Wednesday, October 5, 2011

Playing with shaping

I’ve never done much with shaping when it comes to dog training. Oh, sure, a few things here and there but it’s never been my go-to technique for teaching obedience exercises. In fact, I think the only two things I have ever seriously, intentionally shaped were Phoenix’s weave poles and the “four feet in a box” trick — so I know it does work.

His weave poles are a thing of beauty - consistently fast and accurate. He rarely misses an entry, providing I do my part as a handler. The “four feet in a box,” well, that got me a dog who still tries to put all four feet in anything that faintly resembles a box. He’s nothing if not entertaining.

Earlier this week, I got home late from work one night and wanted to do something with Phoenix but didn’t have the ambition to tackle anything that might require a genuine expenditure of mental or physical energy. So I decided to try shaping him to go lie down on a crate pad.

Within three minutes, Phoenix was racing to the crate pad and plopping down on it. All with nothing but a clicker and treats. I didn’t say anything but “Yes!” and “Good boy!” as I delivered the food.

His progression was to poke the crate pad with his nose, bite it (this is standard operating procedure when presented with any new challenge), paw at it, put his front feet on it, put all four feet on it, sit on it and finally, lie down.

I was amazed at the speed at which he tried and discarded new behaviors to see what got rewarded and what didn’t. It was clear he liked doing this sort of thing and I enjoyed watching him work to solve the “problem” I’d presented him with.

His quick learning could be a reflection of several elements: Phoenix is a brilliant dog (high probability). I am a brilliant trainer (much lower probability). Phoenix already knew how to lie down and knew he might be rewarded for lying down, so he brought that to the table. He also knew how to “go” somewhere, since in the context of daily life and Utility exercises, he understands that going to specific places (crate, outdoor kennel, grooming table, into the van, go-out spot) gets rewarded. And since he’d never seen a crate pad laying on the patio before it was pretty obvious this was a special object and thus the focus of whatever was going on.

Was this truly shaping since he already had the necessary skills to perform this behavior and only needed to assemble them? The credit goes to his flexible little brain, since I was not saying anything or pointing to the crate pad or doing anything to indicate what I wanted except rewarding incremental moves toward the final desired behavior. He put it together on his own.

Will I start using shaping as a training tool for everything now? Probably not. Will I use it more? Possibly. With winter just around the corner (I’m firmly in denial, it’s been in the low 80s with blazing sunshine here all week!), I’ll be looking for mental games to play in the house when it’s too cold and dark to work outside.


  1. One of my favourite things to do with my dog is to sit down with a cup of kibble, a prop and a clicker. I don't say a word, and from the start of the session to the finish both my dog and I are having a great time.

    I think some degree of shaping is intrinsic to drilling already-known behaviours. Though I can't think of many formal obedience behaviours which I've "formally" shaped from start to finish.

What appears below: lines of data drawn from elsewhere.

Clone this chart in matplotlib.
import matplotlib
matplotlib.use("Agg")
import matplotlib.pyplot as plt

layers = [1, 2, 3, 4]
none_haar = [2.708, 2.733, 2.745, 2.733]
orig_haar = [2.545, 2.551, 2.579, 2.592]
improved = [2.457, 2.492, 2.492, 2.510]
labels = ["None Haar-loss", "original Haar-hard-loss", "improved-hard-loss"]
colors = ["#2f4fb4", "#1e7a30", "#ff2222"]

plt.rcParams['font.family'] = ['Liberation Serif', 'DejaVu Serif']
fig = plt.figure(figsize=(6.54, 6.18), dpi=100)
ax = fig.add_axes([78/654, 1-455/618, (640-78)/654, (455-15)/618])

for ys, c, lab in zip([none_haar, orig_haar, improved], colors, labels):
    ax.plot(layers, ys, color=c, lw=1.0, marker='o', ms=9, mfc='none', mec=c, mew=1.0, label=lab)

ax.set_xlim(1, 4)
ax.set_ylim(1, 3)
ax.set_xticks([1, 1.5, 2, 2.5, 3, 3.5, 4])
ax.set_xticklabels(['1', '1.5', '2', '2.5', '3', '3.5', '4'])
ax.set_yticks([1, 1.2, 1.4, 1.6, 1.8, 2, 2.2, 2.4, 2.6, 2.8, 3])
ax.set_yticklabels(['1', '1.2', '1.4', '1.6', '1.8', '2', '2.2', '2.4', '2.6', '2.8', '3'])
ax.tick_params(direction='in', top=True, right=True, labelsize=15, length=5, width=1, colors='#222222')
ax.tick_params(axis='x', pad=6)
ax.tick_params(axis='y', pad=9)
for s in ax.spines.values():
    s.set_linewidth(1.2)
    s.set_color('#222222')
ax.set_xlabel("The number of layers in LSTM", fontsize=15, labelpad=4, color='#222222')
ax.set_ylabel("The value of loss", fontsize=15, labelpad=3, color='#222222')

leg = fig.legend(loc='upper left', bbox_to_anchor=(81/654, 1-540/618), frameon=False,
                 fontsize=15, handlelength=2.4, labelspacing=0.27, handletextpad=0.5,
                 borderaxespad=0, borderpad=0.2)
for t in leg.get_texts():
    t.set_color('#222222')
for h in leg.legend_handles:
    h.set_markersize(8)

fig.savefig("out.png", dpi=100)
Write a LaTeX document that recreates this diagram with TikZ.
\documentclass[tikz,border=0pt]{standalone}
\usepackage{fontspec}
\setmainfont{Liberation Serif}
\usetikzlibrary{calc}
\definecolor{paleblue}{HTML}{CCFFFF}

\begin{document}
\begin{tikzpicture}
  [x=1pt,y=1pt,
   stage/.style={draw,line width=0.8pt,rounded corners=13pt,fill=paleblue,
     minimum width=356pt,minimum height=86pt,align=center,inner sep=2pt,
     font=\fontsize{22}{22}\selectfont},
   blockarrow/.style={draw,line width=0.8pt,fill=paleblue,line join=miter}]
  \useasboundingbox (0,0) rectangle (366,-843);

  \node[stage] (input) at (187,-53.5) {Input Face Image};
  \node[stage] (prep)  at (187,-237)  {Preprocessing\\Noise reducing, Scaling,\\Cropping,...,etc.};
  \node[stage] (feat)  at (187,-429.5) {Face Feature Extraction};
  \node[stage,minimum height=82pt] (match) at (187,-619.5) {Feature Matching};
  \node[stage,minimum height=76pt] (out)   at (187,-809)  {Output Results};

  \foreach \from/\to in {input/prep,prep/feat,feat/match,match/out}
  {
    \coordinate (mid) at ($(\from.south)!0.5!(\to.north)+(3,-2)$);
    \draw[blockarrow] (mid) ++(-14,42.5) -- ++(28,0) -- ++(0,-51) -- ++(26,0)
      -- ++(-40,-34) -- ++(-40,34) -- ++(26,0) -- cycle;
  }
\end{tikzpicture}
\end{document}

    Tricks, agility and other games are a different story. Cohen's go-to behaviour is either putting her back feet on the object, or picking it up and doing a "beg" with it in her mouth. :)

  2. shaping becomes much easier for a dog who learns how to guess as a game in the first place. whenever i bring out the treats, whether i use shaping or luring, i always get guessing. sometimes if frankly doesn't matter if i do anything. they both "know" to do something. Loki the GSD Formosan will try new things while juno the sibe will pull out all her old tricks. sadly for me, as a horrible handler, i can't help but reward her adorable repeated efforts at behaviors that always charm everyone so training anything new for her always takes longer. i love the fact that they both "KNOW" the game. once they know the guessing game, it's very little work, but good timing on our part...

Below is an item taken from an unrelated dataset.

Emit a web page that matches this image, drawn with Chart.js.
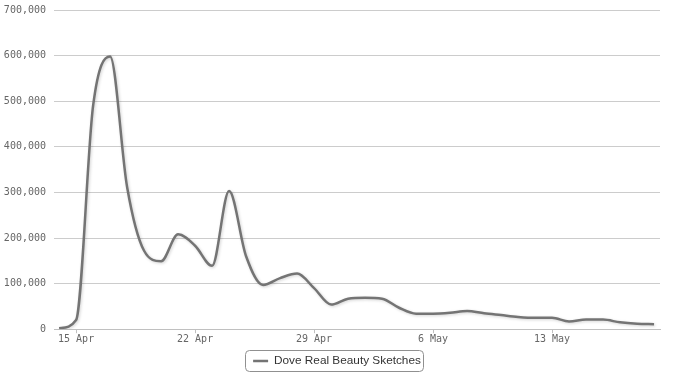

  3. I haven't (and don't) do a lot of official shaping, but I must have done something because Layla constantly offers new behaviors to try and figure out what I want. We're starting to do some clicker work for her holding her dumbbell. She holds other things (all the random crap she retrieves for me) but she mouths the dumbbell. Ugh.

  4. I have been playing with shaping with my new puppy (she falls between "The Great Plan" and "I wasn't looking for a puppy now" way of getting a puppy) and like you I only use it for certain things as a supplement to my training. What I see it doing is teaching her how to "try" and "want" to offer behaviors. I also think it is a great tool to keep them engaged since they control/drive the game. It is also fun to just sit back with clicker and treats and wait for things to happen!